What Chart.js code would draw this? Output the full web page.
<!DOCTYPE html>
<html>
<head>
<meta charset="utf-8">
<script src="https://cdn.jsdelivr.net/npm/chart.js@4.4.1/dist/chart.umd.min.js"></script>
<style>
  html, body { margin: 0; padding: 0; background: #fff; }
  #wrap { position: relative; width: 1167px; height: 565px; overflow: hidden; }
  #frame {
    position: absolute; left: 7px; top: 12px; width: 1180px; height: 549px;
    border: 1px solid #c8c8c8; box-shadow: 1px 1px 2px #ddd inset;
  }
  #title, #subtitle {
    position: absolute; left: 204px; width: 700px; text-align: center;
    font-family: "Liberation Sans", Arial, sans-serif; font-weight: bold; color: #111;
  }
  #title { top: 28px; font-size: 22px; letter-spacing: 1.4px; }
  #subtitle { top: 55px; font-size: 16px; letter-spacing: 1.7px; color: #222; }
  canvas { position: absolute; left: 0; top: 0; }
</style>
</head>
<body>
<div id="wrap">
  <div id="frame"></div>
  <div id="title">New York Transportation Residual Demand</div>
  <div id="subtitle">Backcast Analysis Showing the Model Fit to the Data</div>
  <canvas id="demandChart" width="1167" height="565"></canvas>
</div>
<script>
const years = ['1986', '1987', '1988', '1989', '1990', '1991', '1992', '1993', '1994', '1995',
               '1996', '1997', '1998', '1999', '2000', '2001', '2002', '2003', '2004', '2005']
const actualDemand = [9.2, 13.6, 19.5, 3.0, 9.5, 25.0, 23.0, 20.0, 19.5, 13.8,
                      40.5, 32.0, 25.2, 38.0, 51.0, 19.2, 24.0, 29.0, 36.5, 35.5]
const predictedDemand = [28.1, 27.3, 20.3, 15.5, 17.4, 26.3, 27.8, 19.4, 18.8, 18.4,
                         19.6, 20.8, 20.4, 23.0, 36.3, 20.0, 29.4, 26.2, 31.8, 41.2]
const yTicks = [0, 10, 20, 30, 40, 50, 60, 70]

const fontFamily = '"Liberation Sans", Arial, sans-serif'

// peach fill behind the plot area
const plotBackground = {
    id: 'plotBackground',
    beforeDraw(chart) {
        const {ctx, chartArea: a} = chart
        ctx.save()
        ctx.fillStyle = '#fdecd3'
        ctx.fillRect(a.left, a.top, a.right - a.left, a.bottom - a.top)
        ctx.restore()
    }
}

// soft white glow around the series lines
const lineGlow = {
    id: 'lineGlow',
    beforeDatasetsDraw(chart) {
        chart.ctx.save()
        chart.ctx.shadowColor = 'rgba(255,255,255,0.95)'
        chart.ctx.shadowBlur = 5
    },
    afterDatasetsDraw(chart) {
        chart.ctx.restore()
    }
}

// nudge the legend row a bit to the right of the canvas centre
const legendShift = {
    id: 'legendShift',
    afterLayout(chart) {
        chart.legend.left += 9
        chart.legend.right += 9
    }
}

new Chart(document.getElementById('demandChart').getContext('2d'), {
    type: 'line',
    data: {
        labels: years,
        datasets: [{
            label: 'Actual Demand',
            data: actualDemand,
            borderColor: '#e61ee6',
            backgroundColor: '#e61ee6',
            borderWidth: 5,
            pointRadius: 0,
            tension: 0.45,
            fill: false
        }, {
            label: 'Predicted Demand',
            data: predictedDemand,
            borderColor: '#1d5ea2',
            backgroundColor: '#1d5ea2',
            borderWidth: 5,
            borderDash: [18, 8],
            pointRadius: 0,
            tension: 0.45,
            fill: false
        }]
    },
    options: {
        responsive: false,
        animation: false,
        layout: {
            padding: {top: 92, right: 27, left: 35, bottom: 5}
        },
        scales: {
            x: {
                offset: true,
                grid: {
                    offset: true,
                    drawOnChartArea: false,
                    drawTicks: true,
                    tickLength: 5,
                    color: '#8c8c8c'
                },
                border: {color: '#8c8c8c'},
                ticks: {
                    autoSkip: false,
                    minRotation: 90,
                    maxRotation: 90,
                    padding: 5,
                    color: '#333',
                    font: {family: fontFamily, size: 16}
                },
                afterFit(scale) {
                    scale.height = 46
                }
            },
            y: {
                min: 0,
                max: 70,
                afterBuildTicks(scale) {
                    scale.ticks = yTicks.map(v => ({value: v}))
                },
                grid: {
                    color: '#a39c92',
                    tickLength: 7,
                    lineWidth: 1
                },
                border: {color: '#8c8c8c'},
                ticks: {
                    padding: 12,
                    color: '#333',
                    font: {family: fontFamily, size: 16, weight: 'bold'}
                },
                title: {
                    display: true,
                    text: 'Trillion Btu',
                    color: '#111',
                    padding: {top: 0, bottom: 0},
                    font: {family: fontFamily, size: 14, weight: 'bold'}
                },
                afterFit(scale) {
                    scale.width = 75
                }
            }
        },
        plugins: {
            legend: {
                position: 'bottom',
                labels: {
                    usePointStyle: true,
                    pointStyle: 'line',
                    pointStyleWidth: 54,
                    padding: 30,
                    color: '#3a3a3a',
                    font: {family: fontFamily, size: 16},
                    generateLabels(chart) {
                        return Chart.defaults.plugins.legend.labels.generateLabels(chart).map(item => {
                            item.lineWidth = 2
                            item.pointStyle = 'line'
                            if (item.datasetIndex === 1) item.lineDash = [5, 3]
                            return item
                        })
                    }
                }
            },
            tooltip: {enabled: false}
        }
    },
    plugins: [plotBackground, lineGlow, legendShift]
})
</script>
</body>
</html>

* * *

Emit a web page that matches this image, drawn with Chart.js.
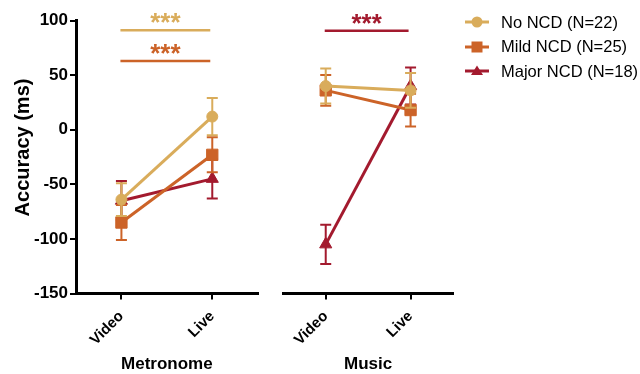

* * *

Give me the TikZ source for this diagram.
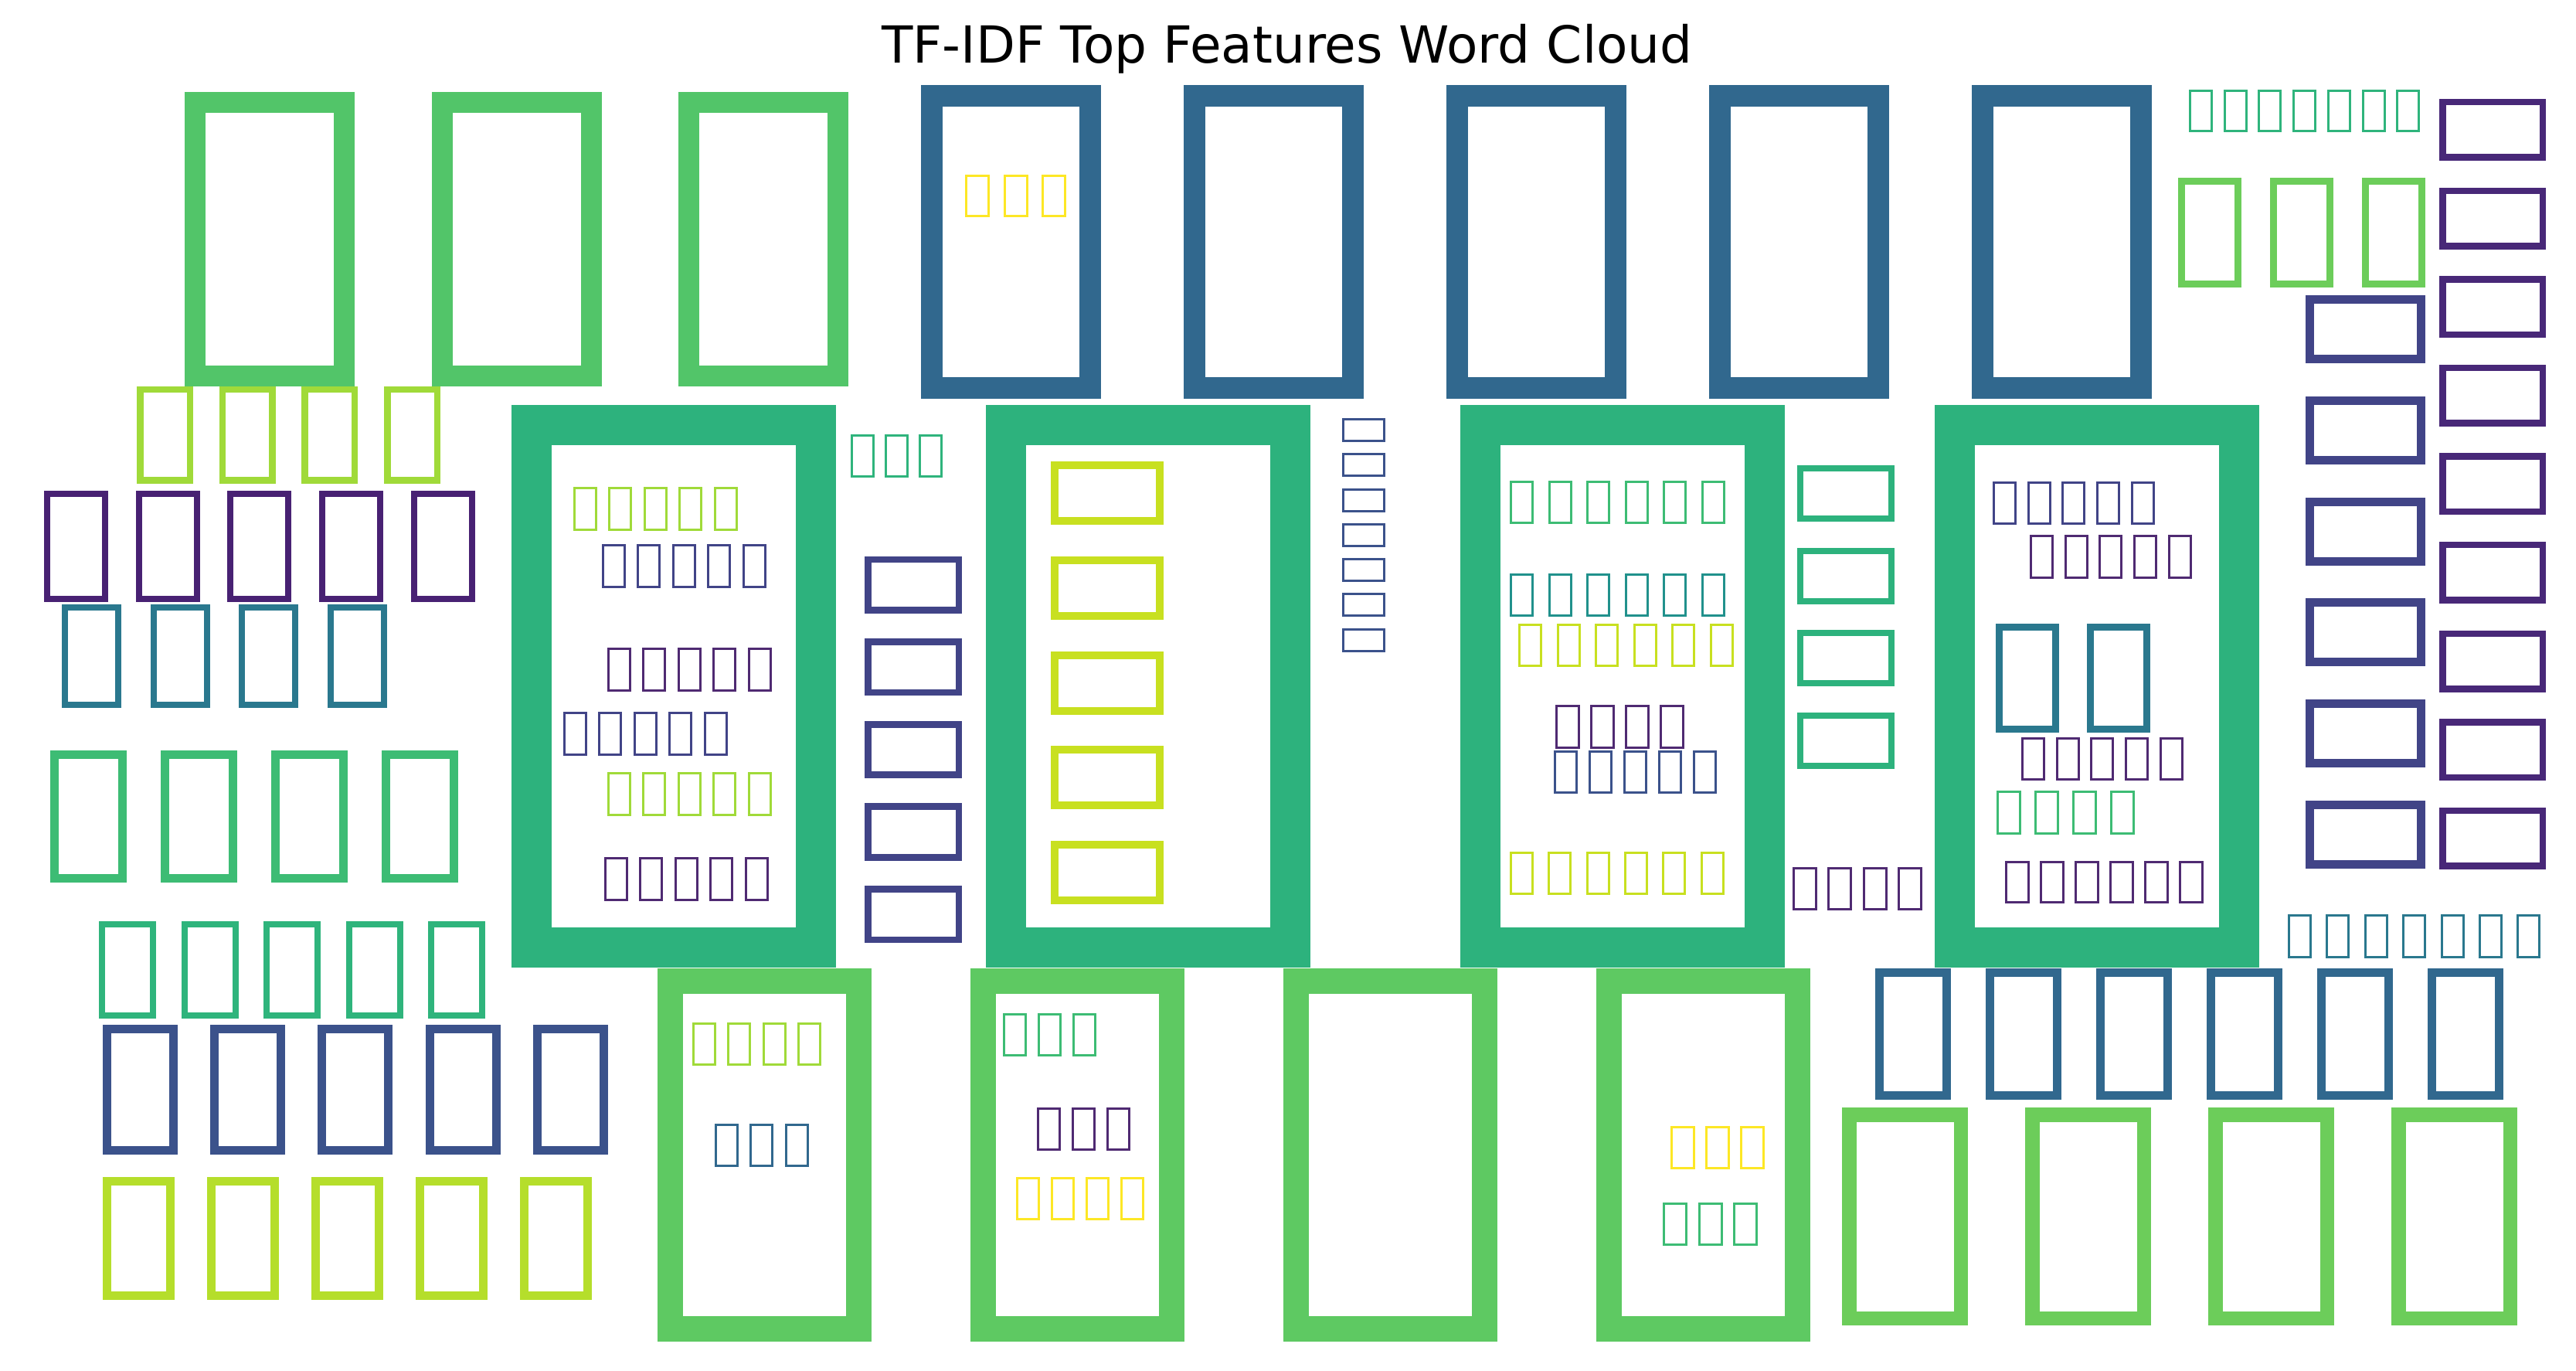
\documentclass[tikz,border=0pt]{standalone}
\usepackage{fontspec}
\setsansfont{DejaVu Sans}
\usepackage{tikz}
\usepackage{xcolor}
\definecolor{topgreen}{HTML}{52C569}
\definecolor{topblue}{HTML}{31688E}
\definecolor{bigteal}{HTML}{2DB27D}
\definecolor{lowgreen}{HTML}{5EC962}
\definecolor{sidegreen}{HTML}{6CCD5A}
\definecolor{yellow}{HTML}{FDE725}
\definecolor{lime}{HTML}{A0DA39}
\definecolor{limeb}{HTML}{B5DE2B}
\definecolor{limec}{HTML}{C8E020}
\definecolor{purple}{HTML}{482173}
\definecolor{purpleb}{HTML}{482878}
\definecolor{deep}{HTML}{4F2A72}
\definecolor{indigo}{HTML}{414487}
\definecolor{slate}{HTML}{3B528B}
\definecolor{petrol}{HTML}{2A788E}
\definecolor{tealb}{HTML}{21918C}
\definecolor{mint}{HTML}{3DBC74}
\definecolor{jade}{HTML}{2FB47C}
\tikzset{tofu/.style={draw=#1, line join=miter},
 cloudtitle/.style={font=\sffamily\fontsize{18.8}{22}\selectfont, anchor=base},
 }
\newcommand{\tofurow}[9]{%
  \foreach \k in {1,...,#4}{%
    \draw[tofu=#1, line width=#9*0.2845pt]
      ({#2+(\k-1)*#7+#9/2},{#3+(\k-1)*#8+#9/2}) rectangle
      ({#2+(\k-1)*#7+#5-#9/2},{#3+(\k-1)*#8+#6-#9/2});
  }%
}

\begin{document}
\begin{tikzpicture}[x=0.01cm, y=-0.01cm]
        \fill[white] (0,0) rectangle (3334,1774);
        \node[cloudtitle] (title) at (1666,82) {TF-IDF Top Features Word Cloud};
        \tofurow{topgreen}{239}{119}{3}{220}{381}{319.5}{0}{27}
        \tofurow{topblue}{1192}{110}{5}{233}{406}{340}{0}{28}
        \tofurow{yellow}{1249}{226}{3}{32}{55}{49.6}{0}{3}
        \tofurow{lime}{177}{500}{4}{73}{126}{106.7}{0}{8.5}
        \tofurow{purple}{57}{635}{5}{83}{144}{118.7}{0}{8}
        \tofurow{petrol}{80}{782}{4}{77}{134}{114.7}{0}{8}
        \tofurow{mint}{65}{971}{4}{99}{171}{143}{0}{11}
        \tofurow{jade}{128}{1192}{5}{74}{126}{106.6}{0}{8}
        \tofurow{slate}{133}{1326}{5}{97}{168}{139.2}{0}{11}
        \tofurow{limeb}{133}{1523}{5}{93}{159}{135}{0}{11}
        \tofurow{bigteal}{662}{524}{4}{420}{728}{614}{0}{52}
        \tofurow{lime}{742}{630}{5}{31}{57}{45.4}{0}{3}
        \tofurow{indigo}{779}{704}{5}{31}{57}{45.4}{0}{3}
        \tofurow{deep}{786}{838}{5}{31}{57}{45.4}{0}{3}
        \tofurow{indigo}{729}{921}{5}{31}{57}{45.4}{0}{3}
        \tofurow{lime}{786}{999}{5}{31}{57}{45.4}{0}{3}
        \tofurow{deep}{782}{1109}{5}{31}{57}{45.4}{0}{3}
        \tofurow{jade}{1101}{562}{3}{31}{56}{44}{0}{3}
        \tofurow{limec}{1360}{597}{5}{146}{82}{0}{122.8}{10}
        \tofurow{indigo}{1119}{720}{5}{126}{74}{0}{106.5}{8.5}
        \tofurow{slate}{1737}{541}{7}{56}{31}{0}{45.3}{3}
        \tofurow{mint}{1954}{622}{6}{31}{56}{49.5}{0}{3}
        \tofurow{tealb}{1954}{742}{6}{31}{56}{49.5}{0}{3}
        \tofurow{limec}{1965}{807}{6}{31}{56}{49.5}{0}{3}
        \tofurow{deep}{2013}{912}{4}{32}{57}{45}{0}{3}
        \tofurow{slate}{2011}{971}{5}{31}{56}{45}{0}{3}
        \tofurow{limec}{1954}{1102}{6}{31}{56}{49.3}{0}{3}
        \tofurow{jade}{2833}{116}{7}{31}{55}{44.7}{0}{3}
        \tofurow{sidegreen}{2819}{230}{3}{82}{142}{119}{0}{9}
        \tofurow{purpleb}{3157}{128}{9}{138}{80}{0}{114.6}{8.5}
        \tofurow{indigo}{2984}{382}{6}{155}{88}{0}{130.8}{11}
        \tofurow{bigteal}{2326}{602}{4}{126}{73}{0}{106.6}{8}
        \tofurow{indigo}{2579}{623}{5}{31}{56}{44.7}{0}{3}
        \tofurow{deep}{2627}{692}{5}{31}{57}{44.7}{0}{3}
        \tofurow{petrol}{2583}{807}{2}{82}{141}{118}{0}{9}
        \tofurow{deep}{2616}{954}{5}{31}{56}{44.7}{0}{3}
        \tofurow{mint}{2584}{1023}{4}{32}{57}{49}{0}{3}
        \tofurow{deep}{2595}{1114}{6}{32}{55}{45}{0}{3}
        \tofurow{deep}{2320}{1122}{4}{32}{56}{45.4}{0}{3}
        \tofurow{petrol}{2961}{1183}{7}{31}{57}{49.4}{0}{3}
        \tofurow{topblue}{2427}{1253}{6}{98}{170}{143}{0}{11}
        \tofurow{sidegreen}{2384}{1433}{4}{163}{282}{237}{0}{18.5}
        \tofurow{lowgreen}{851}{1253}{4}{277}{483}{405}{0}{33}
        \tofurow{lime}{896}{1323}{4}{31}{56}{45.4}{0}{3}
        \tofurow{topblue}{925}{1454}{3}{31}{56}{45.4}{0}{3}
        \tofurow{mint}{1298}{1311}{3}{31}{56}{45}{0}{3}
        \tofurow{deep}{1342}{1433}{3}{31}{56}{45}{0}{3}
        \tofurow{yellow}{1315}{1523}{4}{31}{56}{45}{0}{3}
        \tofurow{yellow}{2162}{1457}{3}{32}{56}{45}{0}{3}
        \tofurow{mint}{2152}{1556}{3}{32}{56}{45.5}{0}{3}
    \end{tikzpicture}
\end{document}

Written instruction - Show the lines of the records that include the string "this".

Task answer -
What Chart.js code would draw this? Output the full web page.
Emit a web page that matches this image, drawn with Chart.js.
Give me the TikZ source for this diagram.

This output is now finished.